>> START

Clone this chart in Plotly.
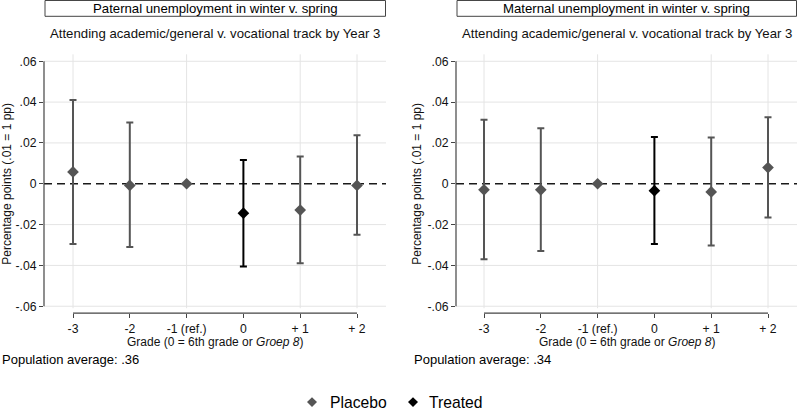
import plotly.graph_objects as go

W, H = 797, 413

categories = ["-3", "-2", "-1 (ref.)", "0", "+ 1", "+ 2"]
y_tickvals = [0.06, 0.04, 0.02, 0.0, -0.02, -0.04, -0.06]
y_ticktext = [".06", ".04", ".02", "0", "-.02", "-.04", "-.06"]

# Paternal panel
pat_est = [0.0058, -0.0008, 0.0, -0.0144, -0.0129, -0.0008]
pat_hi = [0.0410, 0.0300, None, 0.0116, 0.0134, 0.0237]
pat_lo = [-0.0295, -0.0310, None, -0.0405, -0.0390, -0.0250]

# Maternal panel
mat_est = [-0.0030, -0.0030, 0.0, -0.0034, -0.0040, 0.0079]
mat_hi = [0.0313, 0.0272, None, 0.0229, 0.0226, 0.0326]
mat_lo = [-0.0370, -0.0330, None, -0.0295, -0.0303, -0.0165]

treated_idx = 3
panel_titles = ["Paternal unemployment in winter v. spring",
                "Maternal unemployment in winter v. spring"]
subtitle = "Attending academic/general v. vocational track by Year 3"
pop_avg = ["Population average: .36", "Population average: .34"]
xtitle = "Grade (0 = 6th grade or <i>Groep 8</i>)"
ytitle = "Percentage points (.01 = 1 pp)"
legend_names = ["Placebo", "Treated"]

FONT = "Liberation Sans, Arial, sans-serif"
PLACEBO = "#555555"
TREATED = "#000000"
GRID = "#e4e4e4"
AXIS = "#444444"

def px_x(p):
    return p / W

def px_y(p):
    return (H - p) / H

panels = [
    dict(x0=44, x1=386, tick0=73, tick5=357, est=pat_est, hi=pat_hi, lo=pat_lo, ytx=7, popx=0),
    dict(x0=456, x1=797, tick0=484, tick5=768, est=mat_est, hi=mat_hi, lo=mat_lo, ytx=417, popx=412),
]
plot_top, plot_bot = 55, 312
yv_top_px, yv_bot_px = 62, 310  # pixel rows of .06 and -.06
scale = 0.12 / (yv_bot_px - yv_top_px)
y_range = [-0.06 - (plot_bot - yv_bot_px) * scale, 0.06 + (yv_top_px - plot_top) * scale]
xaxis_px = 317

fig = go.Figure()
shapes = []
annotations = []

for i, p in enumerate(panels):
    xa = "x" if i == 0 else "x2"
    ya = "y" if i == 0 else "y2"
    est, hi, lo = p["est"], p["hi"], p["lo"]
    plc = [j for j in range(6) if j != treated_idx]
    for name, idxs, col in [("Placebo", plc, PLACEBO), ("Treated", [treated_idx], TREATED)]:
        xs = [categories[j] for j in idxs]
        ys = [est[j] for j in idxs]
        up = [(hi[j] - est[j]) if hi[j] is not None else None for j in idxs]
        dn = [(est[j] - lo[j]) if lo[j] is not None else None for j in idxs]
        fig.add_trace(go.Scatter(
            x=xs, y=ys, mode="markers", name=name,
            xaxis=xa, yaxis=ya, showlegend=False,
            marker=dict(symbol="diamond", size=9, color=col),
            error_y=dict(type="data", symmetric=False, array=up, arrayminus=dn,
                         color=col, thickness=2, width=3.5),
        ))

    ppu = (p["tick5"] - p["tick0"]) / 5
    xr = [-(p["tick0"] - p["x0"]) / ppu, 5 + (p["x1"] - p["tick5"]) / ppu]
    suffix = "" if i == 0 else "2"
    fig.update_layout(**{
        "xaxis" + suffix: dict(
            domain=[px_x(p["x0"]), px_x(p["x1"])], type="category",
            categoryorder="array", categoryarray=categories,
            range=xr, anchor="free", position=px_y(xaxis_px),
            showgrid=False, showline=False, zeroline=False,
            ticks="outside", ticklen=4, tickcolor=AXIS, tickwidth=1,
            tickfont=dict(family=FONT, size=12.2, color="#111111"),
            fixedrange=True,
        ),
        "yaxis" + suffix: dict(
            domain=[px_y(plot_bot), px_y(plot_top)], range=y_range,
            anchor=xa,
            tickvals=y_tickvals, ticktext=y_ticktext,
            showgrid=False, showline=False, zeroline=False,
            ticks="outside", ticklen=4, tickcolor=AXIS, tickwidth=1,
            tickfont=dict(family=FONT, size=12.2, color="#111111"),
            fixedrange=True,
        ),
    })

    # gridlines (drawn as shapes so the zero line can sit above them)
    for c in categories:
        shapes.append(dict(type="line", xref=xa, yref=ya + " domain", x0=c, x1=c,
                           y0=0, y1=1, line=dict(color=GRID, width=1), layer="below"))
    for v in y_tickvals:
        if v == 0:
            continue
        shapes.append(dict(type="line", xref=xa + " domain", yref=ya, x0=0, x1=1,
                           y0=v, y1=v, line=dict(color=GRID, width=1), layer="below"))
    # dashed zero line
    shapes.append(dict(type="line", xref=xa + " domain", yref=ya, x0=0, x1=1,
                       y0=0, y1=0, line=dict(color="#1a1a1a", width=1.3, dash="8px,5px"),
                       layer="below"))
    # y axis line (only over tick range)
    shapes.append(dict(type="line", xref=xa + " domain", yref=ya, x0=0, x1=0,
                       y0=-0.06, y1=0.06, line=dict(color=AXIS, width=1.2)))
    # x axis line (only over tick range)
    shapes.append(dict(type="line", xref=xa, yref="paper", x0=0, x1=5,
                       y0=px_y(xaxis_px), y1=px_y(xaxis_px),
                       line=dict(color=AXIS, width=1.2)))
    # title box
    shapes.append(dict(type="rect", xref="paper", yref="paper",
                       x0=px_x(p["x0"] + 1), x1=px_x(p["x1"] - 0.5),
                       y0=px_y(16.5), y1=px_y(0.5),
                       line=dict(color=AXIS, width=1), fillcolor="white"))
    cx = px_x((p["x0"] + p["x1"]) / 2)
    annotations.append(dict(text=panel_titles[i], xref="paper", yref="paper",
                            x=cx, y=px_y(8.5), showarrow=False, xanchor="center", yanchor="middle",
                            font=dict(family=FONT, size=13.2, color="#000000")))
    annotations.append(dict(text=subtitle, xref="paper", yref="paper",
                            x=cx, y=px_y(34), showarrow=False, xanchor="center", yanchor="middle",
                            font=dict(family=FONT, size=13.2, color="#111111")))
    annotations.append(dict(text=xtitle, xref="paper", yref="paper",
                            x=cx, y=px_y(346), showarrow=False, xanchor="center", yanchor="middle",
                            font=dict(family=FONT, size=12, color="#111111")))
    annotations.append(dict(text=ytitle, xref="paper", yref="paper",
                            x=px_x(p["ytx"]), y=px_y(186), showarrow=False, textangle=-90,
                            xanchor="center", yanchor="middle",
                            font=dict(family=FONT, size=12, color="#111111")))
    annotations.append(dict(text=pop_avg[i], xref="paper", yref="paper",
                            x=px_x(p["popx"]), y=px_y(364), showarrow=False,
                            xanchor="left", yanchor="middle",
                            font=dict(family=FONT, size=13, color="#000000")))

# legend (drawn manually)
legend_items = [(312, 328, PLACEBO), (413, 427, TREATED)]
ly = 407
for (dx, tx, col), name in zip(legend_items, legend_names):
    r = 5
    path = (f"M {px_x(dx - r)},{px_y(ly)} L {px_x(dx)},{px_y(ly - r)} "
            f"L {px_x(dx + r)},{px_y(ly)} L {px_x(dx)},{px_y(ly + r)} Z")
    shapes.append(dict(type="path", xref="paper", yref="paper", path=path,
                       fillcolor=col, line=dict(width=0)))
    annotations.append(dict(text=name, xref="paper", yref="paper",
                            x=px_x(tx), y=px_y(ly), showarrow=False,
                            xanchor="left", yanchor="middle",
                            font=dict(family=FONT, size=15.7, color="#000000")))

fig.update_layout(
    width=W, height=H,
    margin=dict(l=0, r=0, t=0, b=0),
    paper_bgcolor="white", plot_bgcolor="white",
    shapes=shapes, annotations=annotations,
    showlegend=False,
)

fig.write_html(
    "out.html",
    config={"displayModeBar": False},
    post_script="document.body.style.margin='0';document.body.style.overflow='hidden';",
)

>> END

▶ _THE PROBLEM_
Repeat only what lies between the start of the data and the end of the line containing "annotations = []", exactly, with pictures left out.

▶ _RESPONSE TO THIS TASK_
Clone this chart in Plotly.
import plotly.graph_objects as go

W, H = 797, 413

categories = ["-3", "-2", "-1 (ref.)", "0", "+ 1", "+ 2"]
y_tickvals = [0.06, 0.04, 0.02, 0.0, -0.02, -0.04, -0.06]
y_ticktext = [".06", ".04", ".02", "0", "-.02", "-.04", "-.06"]

# Paternal panel
pat_est = [0.0058, -0.0008, 0.0, -0.0144, -0.0129, -0.0008]
pat_hi = [0.0410, 0.0300, None, 0.0116, 0.0134, 0.0237]
pat_lo = [-0.0295, -0.0310, None, -0.0405, -0.0390, -0.0250]

# Maternal panel
mat_est = [-0.0030, -0.0030, 0.0, -0.0034, -0.0040, 0.0079]
mat_hi = [0.0313, 0.0272, None, 0.0229, 0.0226, 0.0326]
mat_lo = [-0.0370, -0.0330, None, -0.0295, -0.0303, -0.0165]

treated_idx = 3
panel_titles = ["Paternal unemployment in winter v. spring",
                "Maternal unemployment in winter v. spring"]
subtitle = "Attending academic/general v. vocational track by Year 3"
pop_avg = ["Population average: .36", "Population average: .34"]
xtitle = "Grade (0 = 6th grade or <i>Groep 8</i>)"
ytitle = "Percentage points (.01 = 1 pp)"
legend_names = ["Placebo", "Treated"]

FONT = "Liberation Sans, Arial, sans-serif"
PLACEBO = "#555555"
TREATED = "#000000"
GRID = "#e4e4e4"
AXIS = "#444444"

def px_x(p):
    return p / W

def px_y(p):
    return (H - p) / H

panels = [
    dict(x0=44, x1=386, tick0=73, tick5=357, est=pat_est, hi=pat_hi, lo=pat_lo, ytx=7, popx=0),
    dict(x0=456, x1=797, tick0=484, tick5=768, est=mat_est, hi=mat_hi, lo=mat_lo, ytx=417, popx=412),
]
plot_top, plot_bot = 55, 312
yv_top_px, yv_bot_px = 62, 310  # pixel rows of .06 and -.06
scale = 0.12 / (yv_bot_px - yv_top_px)
y_range = [-0.06 - (plot_bot - yv_bot_px) * scale, 0.06 + (yv_top_px - plot_top) * scale]
xaxis_px = 317

fig = go.Figure()
shapes = []
annotations = []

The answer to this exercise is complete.